As for the controlling powers of the media, Matron will try to limit her rant to the bare minimum. The British media works well in some cases but not so well in others and because much of the media's power seems to be with the tabloids rather than the broadsheets, one could argue that the influence of media power on legislation could work for or against the protection of human rights (again, the Paul Dacre story is a point in case). Also, while the media did a good job in relation to cases like the Attorney General's report on the existence of weapons of mass destruction in Iraq, Matron continues to be stupefied by the almost complete absence of proper commentary on legislative proposals on data retention. There is some, but compared to what is going on in, say, Sweden, Austria and Germany, coverage has been laughable. So the best Matron can do in this case is a verdict of "must do better", which - given the increased centralisation of media in the hands of only a few players - is unlikely. Having said that, this development is not only a British problem but seems to apply to almost all developed Western nations.
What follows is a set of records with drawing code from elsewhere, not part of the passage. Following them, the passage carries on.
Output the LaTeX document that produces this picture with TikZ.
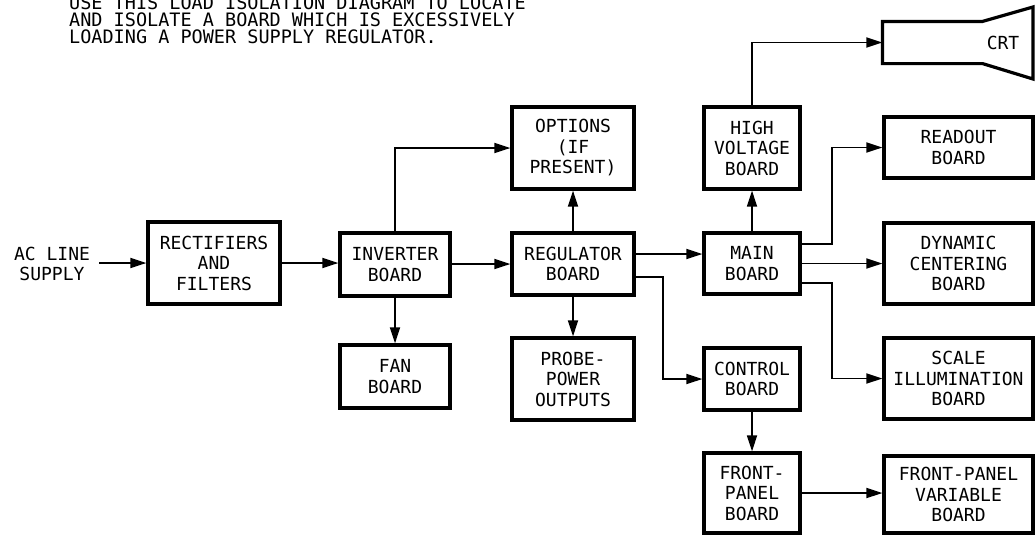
\documentclass[tikz,border=0pt]{standalone}
\usepackage{fontspec}
\newfontfamily\lettering{DejaVu Sans Mono}
\usetikzlibrary{arrows.meta}
\tikzset{
  box/.style={draw, line width=3.2pt, inner sep=0pt, align=center,
    font=\lettering\fontsize{18}{20.5}\selectfont},
  lbl/.style={inner sep=0pt, align=center, font=\lettering\fontsize{18}{20.5}\selectfont},
  ttl/.style={inner sep=0pt, anchor=base west, font=\lettering\fontsize{18.5}{17.5}\selectfont},
  conn/.style={line width=1.8pt, -{Triangle[length=16pt,width=10pt]}}
}
\begin{document}
\begin{tikzpicture}[x=1pt,y=-1pt]
\useasboundingbox (0,0) rectangle (1035,536);
\clip (0,0) rectangle (1035,536);
% title (top line cut by the page edge, as in the original)
\node[ttl] (t1) at (69,9) {USE THIS LOAD ISOLATION DIAGRAM TO LOCATE};
\node[ttl] (t2) at (69,26) {AND ISOLATE A BOARD WHICH IS EXCESSIVELY};
\node[ttl] (t3) at (69,43) {LOADING A POWER SUPPLY REGULATOR.};
% boxes
\node[box, minimum width=132pt, minimum height=82pt] (rect) at (214,263) {RECTIFIERS\\AND\\FILTERS};
\node[box, minimum width=110pt, minimum height=63pt] (inv) at (395,264.5) {INVERTER\\BOARD};
\node[box, minimum width=110pt, minimum height=63pt] (fan) at (395,376.5) {FAN\\BOARD};
\node[box, minimum width=122pt, minimum height=62pt] (reg) at (573,264) {REGULATOR\\BOARD};
\node[box, minimum width=122pt, minimum height=82pt] (opt) at (573,148) {OPTIONS\\(IF\\PRESENT)};
\node[box, minimum width=122pt, minimum height=82pt] (probe) at (573,379) {PROBE-\\POWER\\OUTPUTS};
\node[box, minimum width=96pt, minimum height=82pt] (hv) at (752,148) {HIGH\\VOLTAGE\\BOARD};
\node[box, minimum width=96pt, minimum height=61pt] (main) at (752,263.5) {MAIN\\BOARD};
\node[box, minimum width=96pt, minimum height=62pt] (ctrl) at (752,379) {CONTROL\\BOARD};
\node[box, minimum width=96pt, minimum height=80pt] (fp) at (752,493) {FRONT-\\PANEL\\BOARD};
\node[box, minimum width=149pt, minimum height=61pt] (readout) at (958.5,147.5) {READOUT\\BOARD};
\node[box, minimum width=149pt, minimum height=81pt] (dyn) at (958.5,263.5) {DYNAMIC\\CENTERING\\BOARD};
\node[box, minimum width=149pt, minimum height=81pt] (scale) at (958.5,378.5) {SCALE\\ILLUMINATION\\BOARD};
\node[box, minimum width=149pt, minimum height=77pt] (fpv) at (958.5,494.5) {FRONT-PANEL\\VARIABLE\\BOARD};
% CRT
\node[inner sep=0pt, outer sep=1.6pt, minimum width=97pt, minimum height=39pt] (crt) at (932.5,42.5) {};
\draw[line width=3.2pt, line join=miter] (crt.north west) -- (crt.north east) -- (1033,7) -- (1033,79) -- (crt.south east) -- (crt.south west) -- cycle;
\node[lbl] (crtl) at (1003,43) {CRT};
% input
\node[lbl] (ac) at (52,264) {AC LINE\\SUPPLY};
\coordinate (acend) at (99,263);
% connectors
\draw[conn] (acend) -- (rect.west);
\draw[conn] (rect.east) -- (rect.east -| inv.west);
\draw[conn] (inv.east |- reg.west) -- (reg.west);
\draw[conn] (inv.north) |- (opt.west);
\draw[conn] (inv.south) -- (fan.north);
\draw[conn] (reg.north) -- (opt.south);
\draw[conn] (reg.south) -- (probe.north);
\draw[conn] (reg.east |- 0,254) -- (main.west |- 0,254);
\draw[conn] (reg.east |- 0,277) -- (663,277) |- (ctrl.west);
\draw[conn] (main.north) -- (hv.south);
\draw[conn] (hv.north) |- (crt.west);
\draw[conn] (main.east |- 0,244) -- (832,244) |- (readout.west);
\draw[conn] (main.east) -- (dyn.west);
\draw[conn] (main.east |- 0,283) -- (832,283) |- (scale.west);
\draw[conn] (ctrl.south) -- (fp.north);
\draw[conn] (fp.east) -- (fp.east -| fpv.west);
\end{tikzpicture}
\end{document}
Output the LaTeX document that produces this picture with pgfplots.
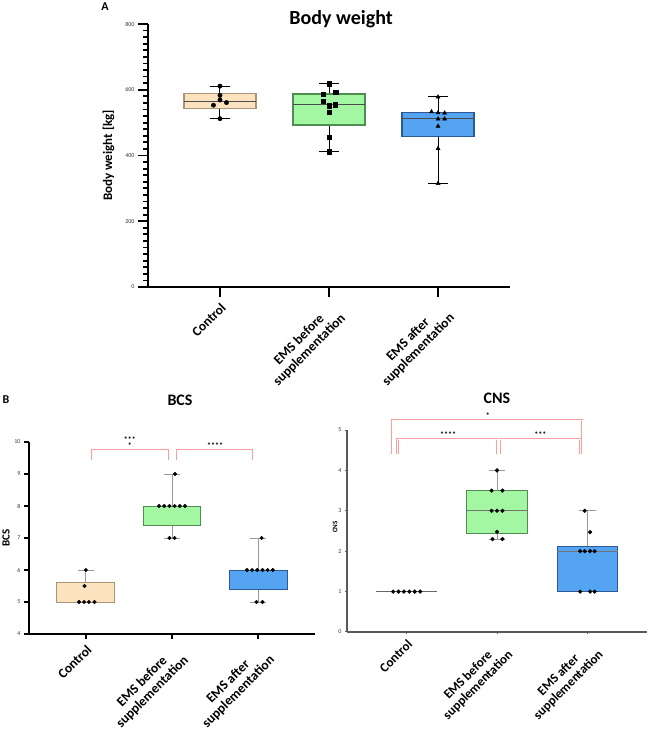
\documentclass[border=0pt]{standalone}
\usepackage{fontspec}
\setmainfont{Carlito}
\usepackage{pgfplots}
\pgfplotsset{compat=1.18}
\usepgfplotslibrary{statistics}

\definecolor{peach}{HTML}{FDE2C0}
\definecolor{peachdark}{HTML}{A89478}
\definecolor{mint}{HTML}{A3F7A3}
\definecolor{mintdark}{HTML}{4E8E4E}
\definecolor{sky}{HTML}{55A4F2}
\definecolor{skydark}{HTML}{2A5A98}
\definecolor{sig}{HTML}{FF9C9C}

\pgfplotsset{
  panel/.style={
    scale only axis, clip=false,
    boxplot/draw direction=y,
    axis x line=bottom, axis y line=left,
    xmin=-0.66, xmax=2.66,
    xtick={0,1,2},
    xticklabels={Control,{EMS before\\supplementation},{EMS after\\supplementation}},
    x tick label style={rotate=45, anchor=north east, align=center,
      font=\fontsize{13.5}{14.5}\selectfont\bfseries},
    tick align=outside,
    /pgf/number format/assume math mode=true,
    y tick label style={font=\fontsize{6}{6}\selectfont, text=black!80},
    ylabel style={font=\fontsize{13}{13}\selectfont\bfseries, anchor=center},
  },
}

\begin{document}
\begin{tikzpicture}
\useasboundingbox (0pt,0pt) rectangle (649pt,735pt);

% ---------------- A: body weight
\node[font=\fontsize{12}{12}\selectfont\bfseries] at (105pt,728pt) {A};
\node[font=\fontsize{20}{20}\selectfont\bfseries] at (341pt,716pt) {Body weight};
\begin{axis}[panel,
  at={(148pt,448pt)}, anchor=south west,
  width=362pt, height=263pt,
  ymin=0, ymax=800,
  ytick={0,200,400,600,800}, minor y tick num=9,
  axis line style={-, line width=2.6pt},
  major tick length=10pt, minor tick length=5pt,
  tick style={black, line width=1.8pt},
  ylabel={Body weight [kg]},
  ylabel style={at={(axis description cs:-0.109,0.5)}},
]
\addplot[boxplot prepared={draw position=0, lower whisker=512, lower quartile=543,
  median=565, upper quartile=588, upper whisker=611, box extend=0.66, whisker extend=0.18,
  every whisker/.style={black, line width=1pt}, every median/.style={black!70, line width=1.2pt}},
  draw=peachdark, fill=peach, line width=1.2pt] coordinates {};
\addplot[boxplot prepared={draw position=1, lower whisker=411, lower quartile=493,
  median=556, upper quartile=587, upper whisker=619, box extend=0.66, whisker extend=0.18,
  every whisker/.style={black, line width=1pt}, every median/.style={black!70, line width=1.2pt}},
  draw=mintdark, fill=mint, line width=1.2pt] coordinates {};
\addplot[boxplot prepared={draw position=2, lower whisker=315, lower quartile=457,
  median=512, upper quartile=531, upper whisker=578, box extend=0.66, whisker extend=0.18,
  every whisker/.style={black, line width=1pt}, every median/.style={black!70, line width=1.2pt}},
  draw=skydark, fill=sky, line width=1.2pt] coordinates {};
\addplot[only marks, mark=*, mark size=2.2pt, black] coordinates {
  (0,611) (0,583) (0,569) (0.06,561) (-0.06,553) (0,512)};
\addplot[only marks, mark=square*, mark size=2.2pt, black] coordinates {
  (1,619) (0.945,587) (1.06,592) (0.945,566) (1,551) (1.055,555) (1,531) (1,455) (1,411)};
\addplot[only marks, mark=triangle*, mark size=2.4pt, black] coordinates {
  (2,578) (1.94,533) (2,530) (2.06,529) (2,511) (2.06,511) (2,489) (2,421) (2,315)};
\end{axis}

% ---------------- B: BCS
\node[font=\fontsize{12}{12}\selectfont\bfseries] at (6pt,335pt) {B};
\node[font=\fontsize{16}{16}\selectfont\bfseries] at (180pt,335pt) {BCS};
\begin{axis}[panel,
  at={(29pt,101pt)}, anchor=south west,
  width=286pt, height=192pt,
  ymin=4, ymax=10, ytick={4,5,6,7,8,9,10},
  axis line style={-, line width=1.8pt},
  major tick length=5pt,
  tick style={black, line width=1.4pt},
  ylabel={BCS},
  ylabel style={at={(axis description cs:-0.08,0.5)}, font=\fontsize{11}{11}\selectfont\bfseries},
]
\addplot[boxplot prepared={draw position=0, lower whisker=5, lower quartile=5,
  median=5, upper quartile=5.62, upper whisker=6, box extend=0.67, whisker extend=0.18,
  every whisker/.style={black!40, line width=0.9pt}, every median/.style={peachdark, line width=1pt}},
  draw=peachdark, fill=peach, line width=1pt] coordinates {};
\addplot[boxplot prepared={draw position=1, lower whisker=7, lower quartile=7.38,
  median=8, upper quartile=8, upper whisker=9, box extend=0.67, whisker extend=0.18,
  every whisker/.style={black!40, line width=0.9pt}, every median/.style={mintdark, line width=1pt}},
  draw=mintdark, fill=mint, line width=1pt] coordinates {};
\addplot[boxplot prepared={draw position=2, lower whisker=5, lower quartile=5.38,
  median=6, upper quartile=6, upper whisker=7, box extend=0.67, whisker extend=0.18,
  every whisker/.style={black!40, line width=0.9pt}, every median/.style={skydark, line width=1pt}},
  draw=skydark, fill=sky, line width=1pt] coordinates {};
\addplot[only marks, mark=*, mark size=1.8pt, black] coordinates {
  (-0.08,5) (-0.02,5) (0.035,5) (0.1,5) (-0.015,5.5) (0,6)
  (1.035,9) (0.85,8) (0.91,8) (0.97,8) (1.03,8) (1.09,8) (1.15,8) (0.97,7) (1.03,7)
  (2.04,7) (1.87,6) (1.93,6) (1.99,6) (2.05,6) (2.11,6) (2.17,6) (1.98,5) (2.05,5)};
\draw[sig, line width=1pt] (axis cs:0.07,9.44) -- (axis cs:0.07,9.78) -- (axis cs:0.965,9.78) -- (axis cs:0.965,9.44);
\draw[sig, line width=1pt] (axis cs:1.05,9.44) -- (axis cs:1.05,9.78) -- (axis cs:1.94,9.78) -- (axis cs:1.94,9.44);
\node[font=\fontsize{8}{8}\selectfont\bfseries, inner sep=0pt] at (axis cs:0.51,10.08) {***};
\node[font=\fontsize{8}{8}\selectfont\bfseries, inner sep=0pt] at (axis cs:0.51,9.9) {*};
\node[font=\fontsize{8}{8}\selectfont\bfseries, inner sep=0pt] at (axis cs:1.5,9.9) {****};
\end{axis}

% ---------------- B: CNS
\node[font=\fontsize{16}{16}\selectfont\bfseries] at (497pt,337pt) {CNS};
\begin{axis}[panel,
  at={(347pt,103pt)}, anchor=south west,
  width=300pt, height=202pt,
  ymin=0, ymax=5, ytick={0,1,2,3,4,5},
  axis line style={-, line width=1.4pt, black!65},
  major tick length=2pt,
  tick style={black!65, line width=1pt},
  ylabel={CNS},
  ylabel style={at={(axis description cs:-0.04,0.52)}, font=\fontsize{7}{7}\selectfont\bfseries},
  x tick label style={font=\fontsize{13}{14}\selectfont\bfseries},
]
\addplot[boxplot prepared={draw position=0, lower whisker=1, lower quartile=1,
  median=1, upper quartile=1, upper whisker=1, box extend=0.67, whisker extend=0.18,
  every whisker/.style={black!40, line width=0.9pt}, every median/.style={black!60, line width=1pt}},
  draw=black!60, fill=peach, line width=1pt] coordinates {};
\addplot[boxplot prepared={draw position=1, lower whisker=2.3, lower quartile=2.45,
  median=3, upper quartile=3.5, upper whisker=4, box extend=0.67, whisker extend=0.18,
  every whisker/.style={black!40, line width=0.9pt}, every median/.style={black!55, line width=1pt}},
  draw=mintdark, fill=mint, line width=1pt] coordinates {};
\addplot[boxplot prepared={draw position=2, lower whisker=1, lower quartile=1,
  median=2, upper quartile=2.12, upper whisker=3, box extend=0.67, whisker extend=0.18,
  every whisker/.style={black!40, line width=0.9pt}, every median/.style={black!55, line width=1pt}},
  draw=skydark, fill=sky, line width=1pt] coordinates {};
\addplot[only marks, mark=*, mark size=1.9pt, black] coordinates {
  (-0.15,1) (-0.09,1) (-0.03,1) (0.03,1) (0.09,1) (0.15,1)
  (1,4) (0.94,3.5) (1.06,3.5) (0.94,3) (1,3) (1.06,3) (1,2.48) (0.95,2.3) (1.06,2.3)
  (1.97,3) (2.03,2.47) (1.92,2) (1.97,2) (2.03,2) (2.08,2) (1.92,1) (2.03,1) (2.08,1)};
\draw[sig, line width=0.9pt, double=white, double distance=0.5pt]
  (axis cs:-0.16,4.40) -- (axis cs:-0.16,5.24) -- (axis cs:1.94,5.24) -- (axis cs:1.94,4.40);
\draw[sig, line width=0.9pt, double=white, double distance=0.5pt]
  (axis cs:-0.10,4.40) -- (axis cs:-0.10,4.77) -- (axis cs:1.00,4.77) -- (axis cs:1.00,4.40);
\draw[sig, line width=0.9pt, double=white, double distance=0.5pt]
  (axis cs:1.03,4.40) -- (axis cs:1.03,4.77) -- (axis cs:1.92,4.77) -- (axis cs:1.92,4.40);
\node[font=\fontsize{8}{8}\selectfont\bfseries, inner sep=0pt] at (axis cs:0.9,5.36) {*};
\node[font=\fontsize{8}{8}\selectfont\bfseries, inner sep=0pt] at (axis cs:0.46,4.88) {****};
\node[font=\fontsize{8}{8}\selectfont\bfseries, inner sep=0pt] at (axis cs:1.48,4.88) {***};
\end{axis}
\end{tikzpicture}
\end{document}
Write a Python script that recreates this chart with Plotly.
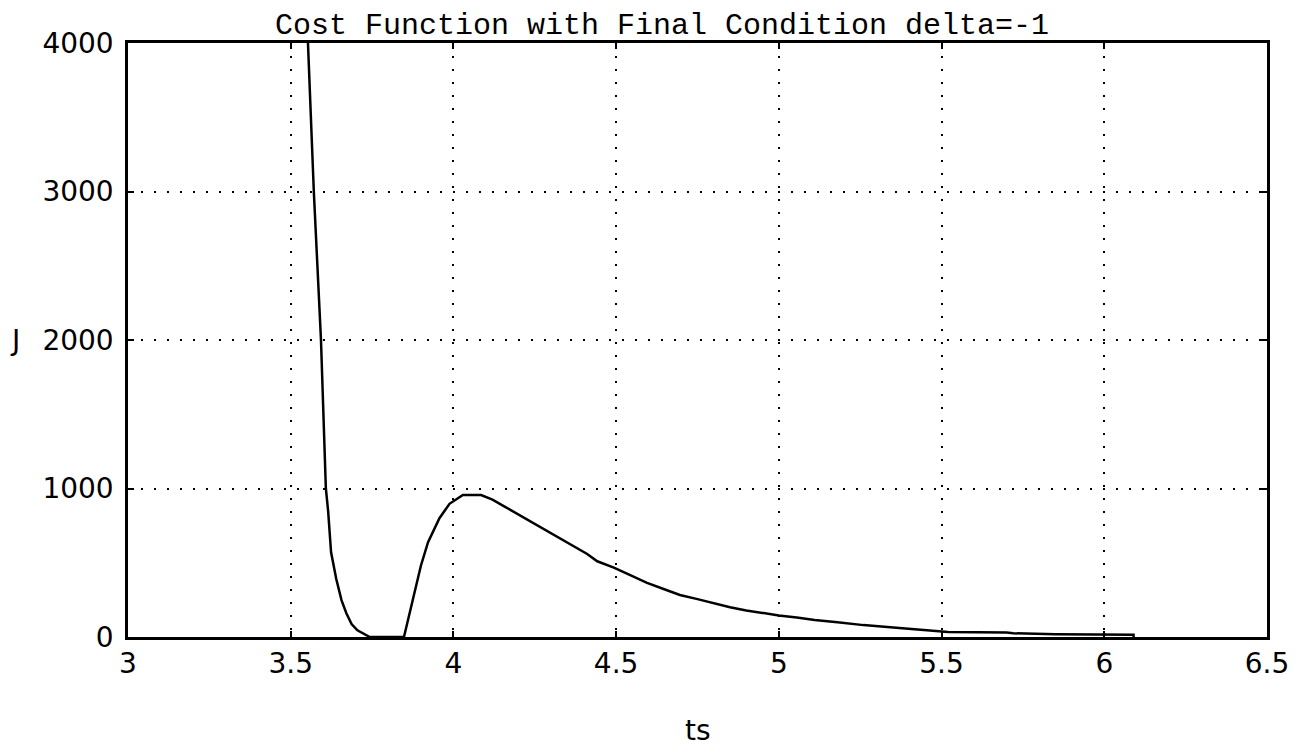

Which brings us to the House of Lords. Now, if anything, to Matron this is them most perplexing control instrument of them all. As a lawyer trained in constitutional theory, the principles of democracy and the state and the separation of powers, she cannot but look at the Upper Chamber with a certain amount of incredulity and irritation. Unelected, appointed for life and not particularly accountable to anyone themselves, members of this elite circle do not seem to her the best way of ensuring successive governments' compliance with common values of freedom, equality and human decency. And indeed, the recent cash-for-amendments allegations seem to be proof that the system may have some inherent flaws. And yet, it is the House Lords that human rights campaigners increasingly look to as an ally, when it comes to curbing the government's worst excesses in the human rights arena (most recently largely seen in the context of anti-terrorism laws). And it seems to work, as the recent dismissal of plans to extent to 42 days the period for which police could hold a suspect without charge, seems to show.

So why does it work? The most entertaining explanation Matron has ever heard was given by Lord Lester of Herne Hill during a conference a few years ago. His Lordship mused that most members of the House of Lords seem to have been barristers at one time or other in their life. Barristers, he argued, are an eccentric bunch and trying to control them is a bit like trying to herd cats.

So lets get this straight: the well-being of the British people is ultimately protected by its eccentrics? Now this is an explanation that Matron - a bit of an eccentric herself according to those who know her in the flesh - would love to believe and trust in. But is it enough? After 15 years' residence in this great country, Matron is no loser to answering this question than she was when she first taught English constitution law to undergraduates in 1997 - which she did with an undeniable air of anxiety and moral panic. The best she can come up with even today, is that constitutional checks and balances seem to draw their validity from, and seem to work within, their own cultural and historical context. Until they don't, that is.

1 comment:

  1. Matron is right, of course. The best we can do is absurd. But there are two big obstacles to doing better.

    The first is political - politicians will be loath to have their powers fettered, for that is what entrenched constitutions do. They will call it giving powers to unelected judges; and the fear that the public might favour such a course is one reason why politicians like to see the judges taking the blame for lenient sentences, human rights and whatever else the tabloids inveigh against from time to time.

    The more interesting obstacle is legal. The legal rule that an Act of Parliament can repeal any prior Act is not a rule that an Act of Parliament can alter. So we cannot by any ordinary legal process entrench a constitution. Only some form of revolution will do it. Our last one (1688) was too early for such an idea to have formed. Are we ready for the next one?

    I fear Matron should not hold her breath.